In diesem Lastwagen nimmt mich Oscar am nächsten Tag mit zum benachbarten Dorf. Das Fahrrad kommt in den Laderaum, und ich verabschiede mich von Andrea.

Kurz bevor wir das Dorf verlassen, müssen wir aber noch schnell eine Kehrtwende machen. Andrea rennt uns hinterher und ruft laut: „Oscar! Du hast deinen Mate vergessen!“

In ihren Händen hält sie ein Tablett mit einer Kanne mit heißem Wasser. Ohne Mate läuft in Argentinien nichts! Doch jetzt ist Oscar gut ausgestattet und die Fahrt kann losgehen! Im nächsten Dorf besuchen wir Padre Carlitos, den Pfarrer, und Oscar stellt mich enthusiastisch als seinen „jungen Milei“ vor. „Padre Carlitos, der junge Mann ist Ökonom!
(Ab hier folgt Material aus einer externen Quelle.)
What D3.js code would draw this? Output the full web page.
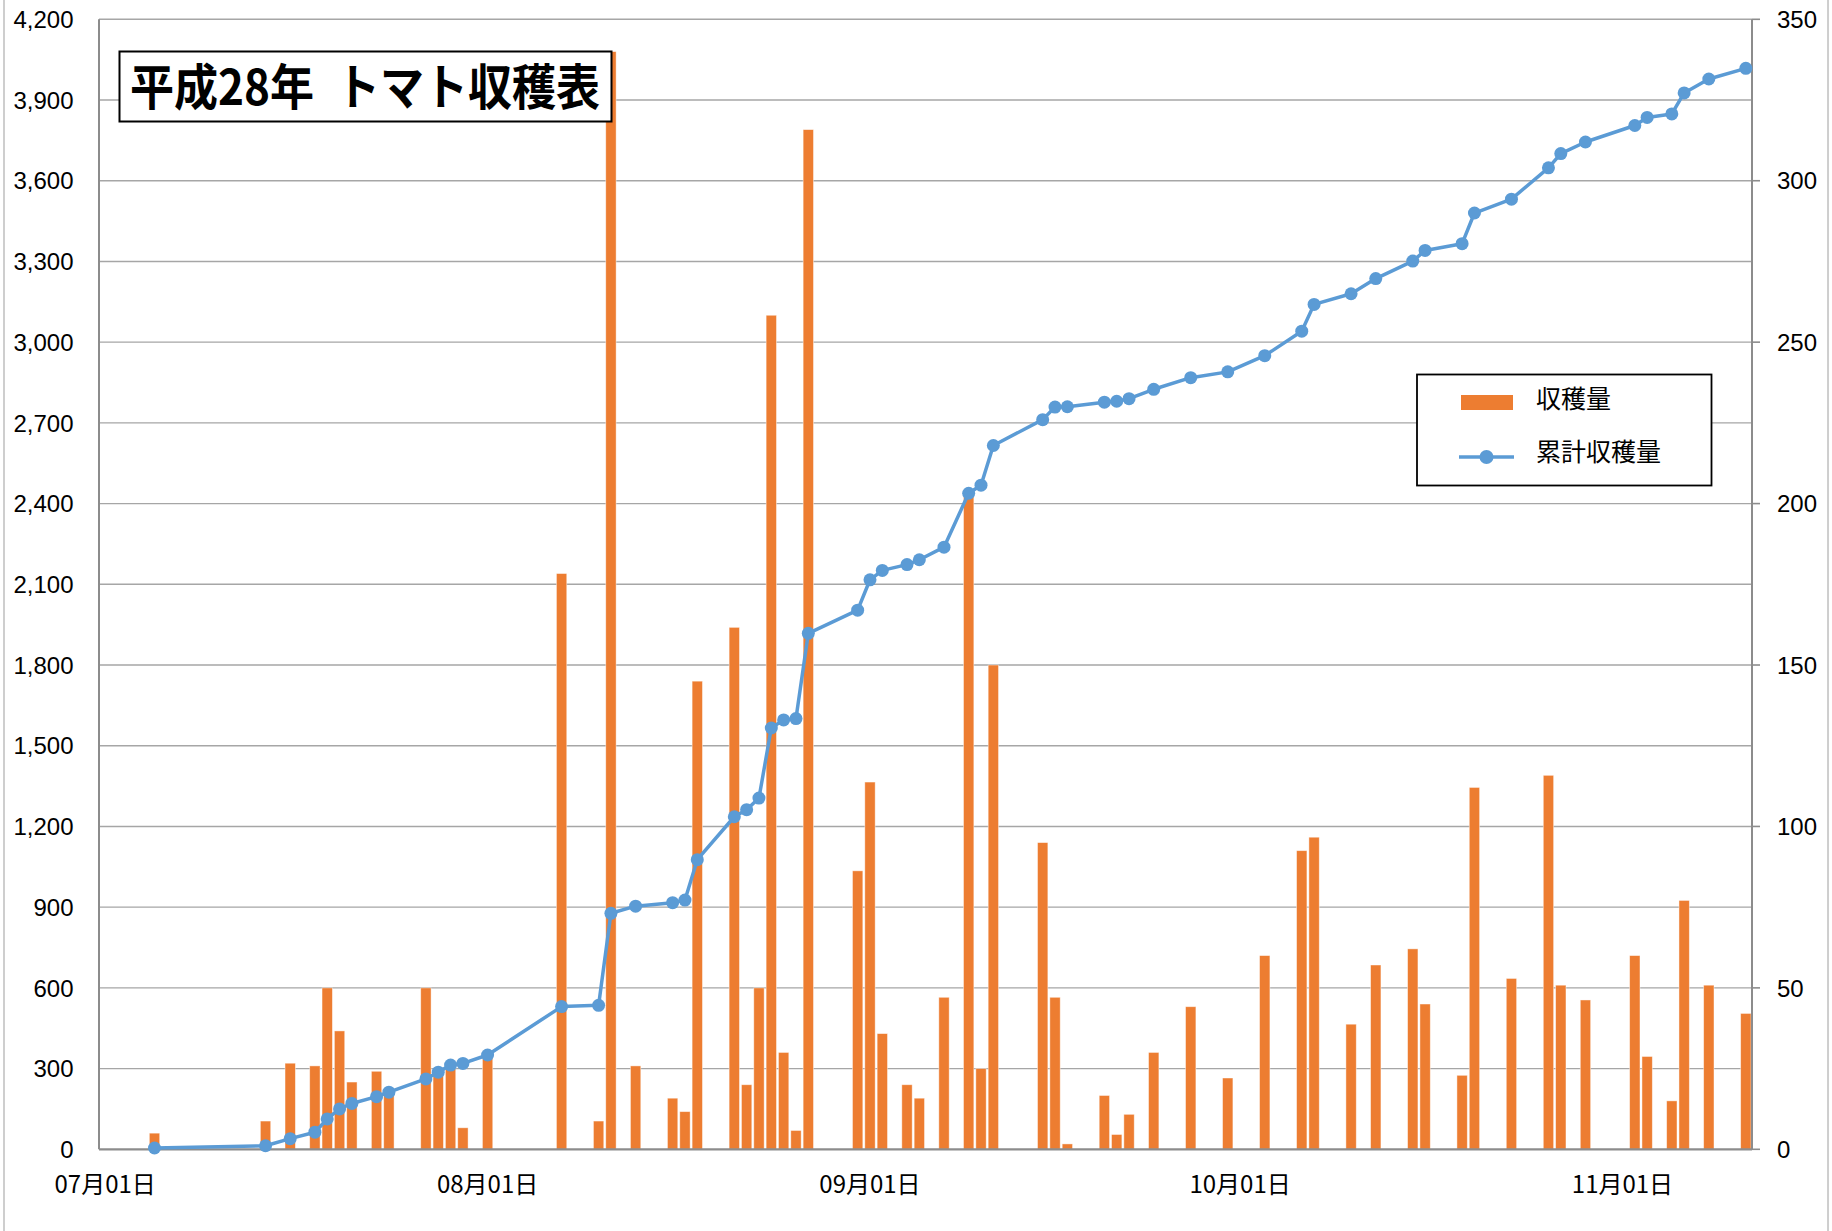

Unser eigener Milei!“

Padre Carlitos erwidert nur „Ich hoffe ja nicht.“

Später erzählt mir Carlitos, wie er sich Sorgen um die Armen, die Bedürftigen und die Kranken macht, die seiner Ansicht nach unter der neuen Regierung am meisten leiden werden.

Einige Tage später rufen mich Oscar und Andrea spontan an und fragen, wie es mir geht. Was für wunderbare Menschen es doch gibt. Ich konnte nach ihrem Anruf gar nicht aufhören zu lächeln.